Other errors the IRS often sees that can delay a refund include incorrect or missing Social Security numbers, misspelled names, wrong bank account numbers and a failure to sign the return.

Tracking refunds: The IRS says that once it gets returns, taxpayers usually receive refunds in less than 21 days. You can check on your refund with the IRS' online tool called "Where's My Refund?"

Also, if you filed an amended return, you can track it with another IRS online tool called "Where's My Amended Return?" or call 866-464-2050. The IRS warns that it takes about three weeks after an amended return is filed for it to show up in the system.

Get an extension: Need more time to get your paperwork together? You can file for an extension by filling out Form 4868, which would give you until Oct. 15 to submit your return.

"The IRS automatically grants it. You don't have to have a reason," Weltman said.

Although, if you are going to owe taxes, you must estimate the liability and pay that by Monday's deadline.

The IRS also is granting late-payment penalty relief for those seeking an extension because certain tax forms were delayed this year.
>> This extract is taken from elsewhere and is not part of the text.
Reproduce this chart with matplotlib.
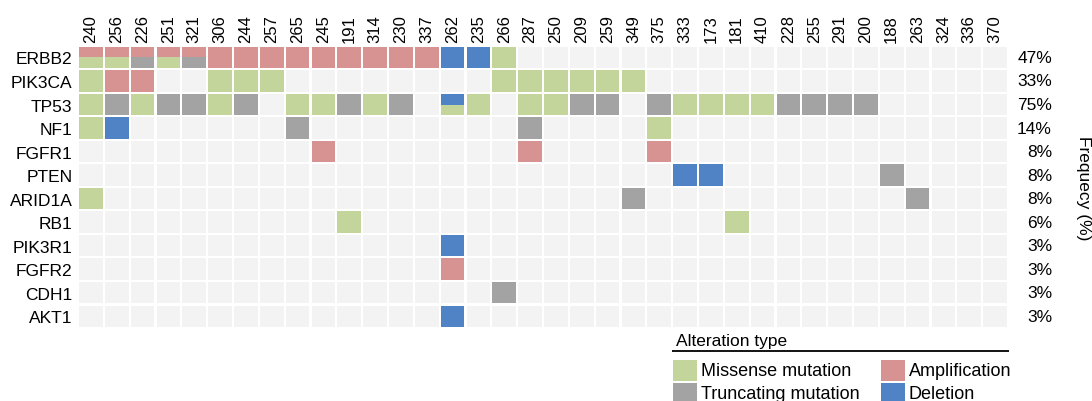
import matplotlib.pyplot as plt
from matplotlib.patches import Rectangle

plt.rcParams['font.family'] = ['Liberation Sans', 'DejaVu Sans']

# sample ids (columns) and genes (rows)
samples = ["240", "256", "226", "251", "321", "306", "244", "257", "265", "245",
           "191", "314", "230", "337", "262", "235", "266", "287", "250", "209",
           "259", "349", "375", "333", "173", "181", "410", "228", "255", "291",
           "200", "188", "263", "324", "336", "370"]
genes = ["ERBB2", "PIK3CA", "TP53", "NF1", "FGFR1", "PTEN", "ARID1A", "RB1",
         "PIK3R1", "FGFR2", "CDH1", "AKT1"]
freq = [47, 33, 75, 14, 8, 8, 8, 6, 3, 3, 3, 3]

# alterations per gene: sample -> code ("A/M" = top amplification, bottom missense)
erbb2 = {"240": "A/M", "256": "A/M", "226": "A/T", "251": "A/M", "321": "A/T",
         "306": "A", "244": "A", "257": "A", "265": "A", "245": "A", "191": "A",
         "314": "A", "230": "A", "337": "A", "262": "D", "235": "D", "266": "M"}
pik3ca = {"240": "M", "256": "A", "226": "A", "306": "M", "244": "M", "257": "M",
          "266": "M", "287": "M", "250": "M", "209": "M", "259": "M", "349": "M"}
tp53 = {"240": "M", "256": "T", "226": "M", "251": "T", "321": "T", "306": "M",
        "244": "T", "265": "M", "245": "M", "191": "T", "314": "M", "230": "T",
        "262": "D/M", "235": "M", "287": "M", "250": "M", "209": "T", "259": "T",
        "375": "T", "333": "M", "173": "M", "181": "M", "410": "M", "228": "T",
        "255": "T", "291": "T", "200": "T"}
nf1 = {"240": "M", "256": "D", "265": "T", "287": "T", "375": "M"}
fgfr1 = {"245": "A", "287": "A", "375": "A"}
pten = {"333": "D", "173": "D", "188": "T"}
arid1a = {"240": "M", "349": "T", "263": "T"}
rb1 = {"191": "M", "181": "M"}
pik3r1 = {"262": "D"}
fgfr2 = {"262": "A"}
cdh1 = {"266": "T"}
akt1 = {"262": "D"}
alterations = [erbb2, pik3ca, tp53, nf1, fgfr1, pten, arid1a, rb1,
               pik3r1, fgfr2, cdh1, akt1]

legend_keys = ["M", "T", "A", "D"]
legend_names = ["Missense mutation", "Truncating mutation", "Amplification", "Deletion"]
colors = {"M": "#c3d59b", "T": "#a3a3a3", "A": "#d69392", "D": "#4f83c6"}
bg = "#f3f3f3"

W, H = 1092, 402
fig = plt.figure(figsize=(W / 100, H / 100), dpi=100)
ax = fig.add_axes([78 / W, 1 - 329 / H, 930 / W, (329 - 46.7) / H])

gx, gy = 0.04, 0.045
for i, g in enumerate(genes):
    for j, s in enumerate(samples):
        code = alterations[i].get(s)
        if code is None:
            ax.add_patch(Rectangle((j + gx, i + gy), 1 - 2 * gx, 1 - 2 * gy, color=bg, lw=0))
        elif "/" in code:
            top, bot = code.split("/")
            ax.add_patch(Rectangle((j + gx, i + gy), 1 - 2 * gx, 0.5 - gy, color=colors[top], lw=0))
            ax.add_patch(Rectangle((j + gx, i + 0.5), 1 - 2 * gx, 0.5 - gy, color=colors[bot], lw=0))
        else:
            ax.add_patch(Rectangle((j + gx, i + gy), 1 - 2 * gx, 1 - 2 * gy, color=colors[code], lw=0))

ax.set_xlim(0, len(samples))
ax.set_ylim(len(genes), 0)
ax.set_xticks([j + 0.5 for j in range(len(samples))])
ax.set_xticklabels(samples, rotation=90, fontsize=12)
ax.set_yticks([i + 0.5 for i in range(len(genes))])
ax.set_yticklabels(genes, fontsize=12.5)
ax.tick_params(axis='x', top=True, labeltop=True, bottom=False, labelbottom=False, length=0, pad=3)
ax.tick_params(axis='y', length=0, pad=4)
for sp in ax.spines.values():
    sp.set_visible(False)

# frequencies on the right
for i, f in enumerate(freq):
    ax.text((1052 - 78) / 930, i + 0.5, f"{f}%", transform=ax.get_yaxis_transform(),
            ha='right', va='center', fontsize=12.5)
fig.text(1083 / W, 1 - 188 / H, "Frequecy (%)", rotation=-90, ha='center', va='center', fontsize=12.5)

# legend (pixel units inside its own axes)
lax = fig.add_axes([672 / W, 0, 337 / W, 1 - 333 / H])
lax.set_xlim(0, 337)
lax.set_ylim(69, 0)
lax.axis('off')
lax.text(4, 9, "Alteration type", ha='left', va='center', fontsize=12.5)
lax.plot([0, 337], [19, 19], color='black', lw=1.3)
for k, (key, name) in enumerate(zip(legend_keys, legend_names)):
    col, row = k // 2, k % 2
    x0 = 1 + col * 208
    y0 = 28 + row * 23
    lax.add_patch(Rectangle((x0, y0), 24, 21, color=colors[key], lw=0, clip_on=False))
    lax.text(x0 + 28, y0 + 10.5, name, ha='left', va='center', fontsize=13, clip_on=False)

fig.savefig("out.png", dpi=100)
Congress passed a tax law in early January postponing the tax season as the IRS and tax software companies scrambled to catch up with the changes, Perlman said. Some forms weren't available until February or March.

Taxpayers still must make a good-faith estimate on what they owe and pay their taxes by April 15, Perlman said.

The late-payment penalty runs 0.5 percent a month but won't be assessed if taxpayers pay any shortfall by the October extension due date, she said.